Given a 32-bit binary string such as \(01110010101000001111001011100101\). If we had to handle this number of bits it would be easy to make mistakes. To make our lives a little easier we can represent this binary string as a hexadecimal number: \(72A0F2E5_{16}\).
Base-16
It looks a little weird, letters representing numbers but we borrow the first six letters from the alphabet to represent \(10\) through to \(15\). Looking at the following table we can see how Base-16 numbers map directly to 4 binary digits:
| Base-10 | Base-2 | Base-16 |
|---|---|---|
| 0 | 0000 | 0 |
| 1 | 0001 | 1 |
| 2 | 0010 | 2 |
| 3 | 0011 | 3 |
| 4 | 0100 | 4 |
| 5 | 0101 | 5 |
| 6 | 0110 | 6 |
| 7 | 0111 | 7 |
| 8 | 1000 | 8 |
| 9 | 1001 | 9 |
| 10 | 1010 | A |
| 11 | 1011 | B |
| 12 | 1100 | C |
| 13 | 1101 | D |
| 14 | 1110 | E |
| 15 | 1111 | F |
It is easier to use hexadecimal rather than denary to represent binary numbers as it is also based on powers of 2. It is easy to group the binary digits into groups of four (a nibble) and use the table above to convert into the hexadecimal equivalent.
It saves a lot of space. It takes 8 binary digits to represent a number between \(0\) and \(255\), but only ywo hexadecimal digits for the same range, \(00\) and \(FF\).
Returning to our previous 32-bit number: \(01110010101000001111001011100101\). To arrive at the hexadecimal equivalent:
- split the binary string into groups of four:
\(0111 0010 1010 0000 1111 0010 1110 0101\)
- Use the table above to look up the hexadecimal:
| \(0111\) | \(0010\) | \(1010\) | \(0000\) | \(1111\) | \(0010\) | \(1110\) | \(0101\) |
|---|---|---|---|---|---|---|---|
| \(7\) | \(2\) | \(A\) | \(0\) | \(F\) | \(2\) | \(E\) | \(5\) |
Uses of hexadecimal
Repeating the point above:
Warning
The computer only deals with the binary representation, the 0s and the 1s. Obviously, as this represents the state of a particular transistor. Hexadecimal is a shorthand for us as it helps make sense of long binary strings.
We use hexadecimal in computer science for a number of reasons:
-
Concise Representation: Hexadecimal allows for a more compact and concise representation of binary data. Each hexadecimal digit represents 4 binary digits (bits), making it easier to read and write large binary numbers.
-
Memory Addresses: Memory addresses in computer systems are often expressed in hexadecimal. This is because each digit in hexadecimal corresponds to 4 bits, making it a natural choice when dealing with memory locations in a system where memory is often addressed at the byte level.
-
Color Representation: Hexadecimal is commonly used in representing colors in computing. In HTML, for example, colors are often specified using hexadecimal notation (e.g.,
#RRGGBB, whereRR,GG, andBBrepresent the red, green, and blue components, respectively). -
Binary Conversion: When working with binary data, it's common to convert between binary and hexadecimal for readability. Hexadecimal is more concise than binary and is easier for humans to read and write.

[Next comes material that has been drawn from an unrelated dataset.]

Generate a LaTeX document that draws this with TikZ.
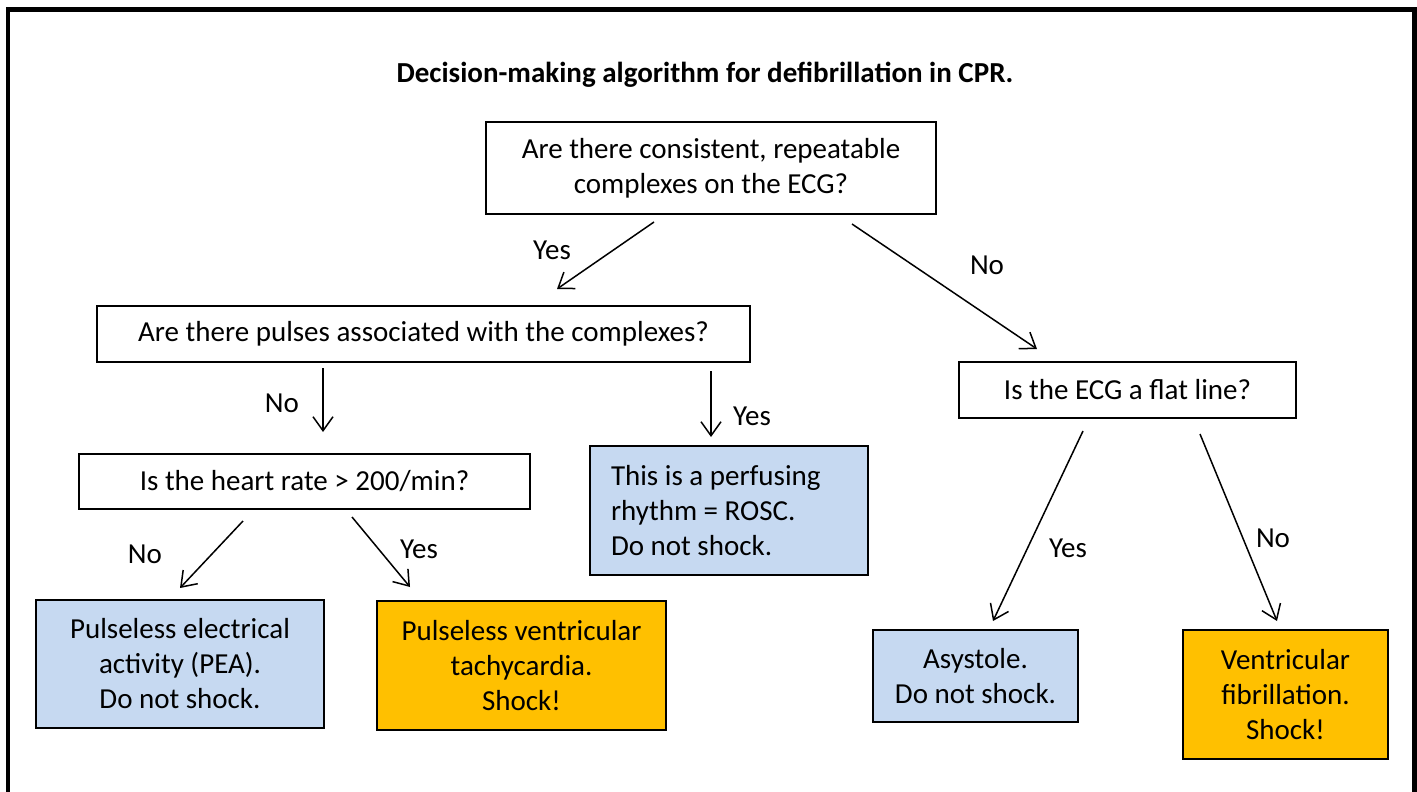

Using hexadecimal is easier for programmers to work with than binary, and it can be more readable than decimal for certain tasks.
Decimal to Hexadecimal conversion
There are two methods that be used here.
Method 1 - Repeated division by 16
As we say when converting a decimal number to binary we can divide the value by \(2\) (the base) and note the remainder. We can do the same here but using the number \(16\):
For example, to convert \(245_{10}\):
- Divide \(245\) by \(16 \rightarrow 15\) remainder \(5\)
- Find the hexadecimal equivalents ot both \(15\) and \(5\) and concatenate them together \(\rightarrow F5\)
Method 2 - Via binary
Alternatively, convert the decimal number into binary (using one of the previous algorithms) and then convert the binary number into hexadecimal.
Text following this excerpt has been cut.